Um apanhado das pesquisas acadêmicas sobre a escassez de capital mostra que não houve escassez de capital privado antes e/ou durante os períodos de estagnação. Entre 1975 e 1980, as empresas nos EUA conseguiram tomar emprestado 100 bilhões de dólares para propostas de compras de ações, parte dos chamados "empreendimentos de papel", isto é, fusões e outros empreendimentos não-produtivos. Estes empréstimos de dinheiro de bancos privados estavam ocorrendo ao mesmo tempo que o establishment político e o empresarial queixavam-se da falta de liquidez, alegando que esta fora absorvida pelo welfare state. E não é só isso: ainda durante este período os bancos particulares nos EUA emprestaram (há quem diga que emprestaram à força) 700 bilhões de dólares para países latino-americanos, contribuindo substancialmente para o problema da dívida externa da América Latina. Na verdade, a melhor prova de que não havia problema de liquidez é que os bancos norte-americanos (e europeus) estavam competindo no mundo inteiro, numa busca desesperada de clientes a quem emprestar dinheiro. Não houve escassez de liquidez nos anos 1970 nem 1980.

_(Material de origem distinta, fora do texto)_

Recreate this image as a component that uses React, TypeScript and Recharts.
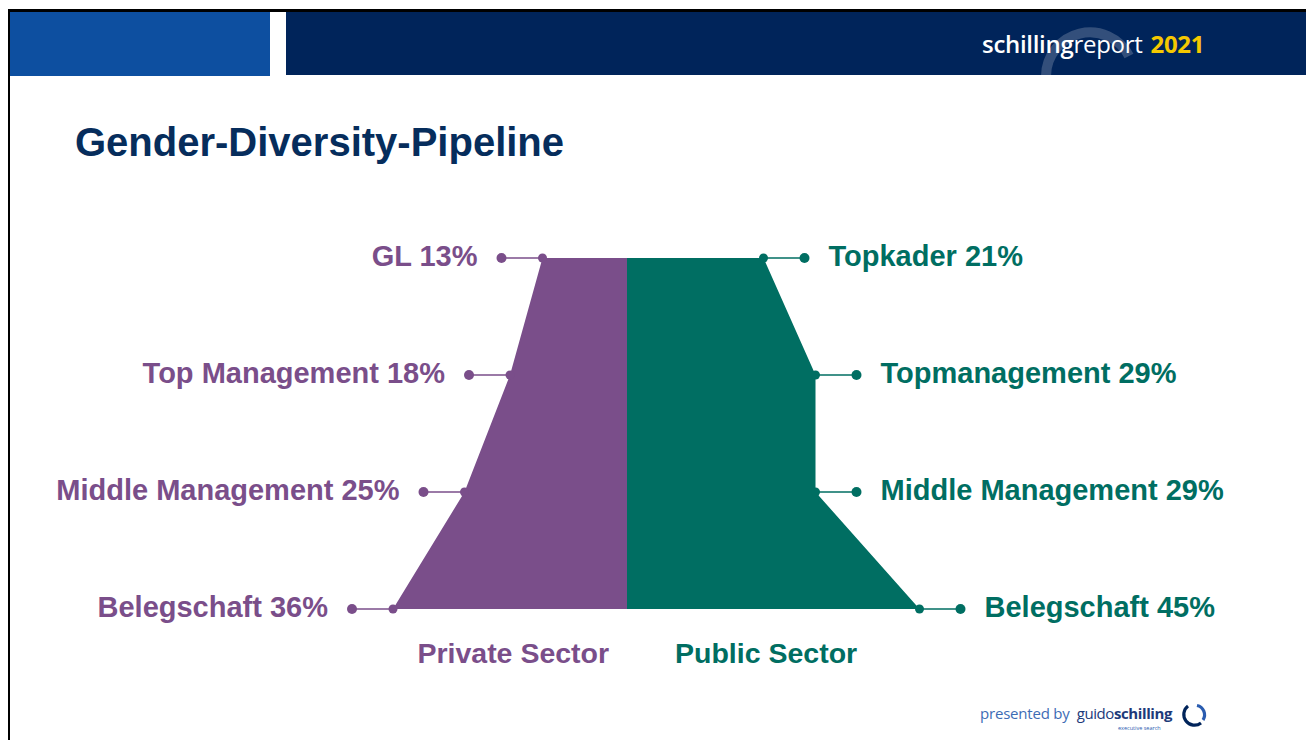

Quanto ao segundo pressuposto, refiro-me à Tabela 7, que mostra que não há relação entre, de um lado, o tamanho do setor público (enquanto porcentagem do PIB) ou a taxa anual de aumento dos gastos públicos e, de outro lado, a taxa de crescimento econômico ou o desemprego.

O Japão, um dos países capitalistas desenvolvidos com nível de desemprego mas baixo, é também um dos países onde o setor público cresceu mais depressa, de 22% do PIB em 1973 para 34% em 1982.

Quanto ao terceiro pressuposto, refiro-me à Tabela 8, que mostra que não há relação entre, de um lado, o crescimento econômico ou o desemprego e, de outra parte, o volume dos gastos sociais ou o nível de tributação, incluindo as contribuições para a previdência social. A ausência de correlação neste último caso é particularmente importante em vista do argumento, tantas vezes apresentado, que afirma que os descontos em folha de pagamento destinados à previdência social desestimulam o emprego. Os EUA de fato tiveram um desempenho econômico qualificado como fraco no fim da década de 1960 e durante toda a década de 1970. Os EUA tiveram um desemprego mais alto e um crescimento econômico mais baixo do que a Itália, a França, a Alemanha Ocidental. Entretanto, nos EUA o total dos impostos descontados na folha de pagamento e dos bônus para benefícios adicionais eram muito menores (26% do total dos salários) do que na Itália (51,4%), na França (43,7%) e na Alemanha Ocidental (40,8%).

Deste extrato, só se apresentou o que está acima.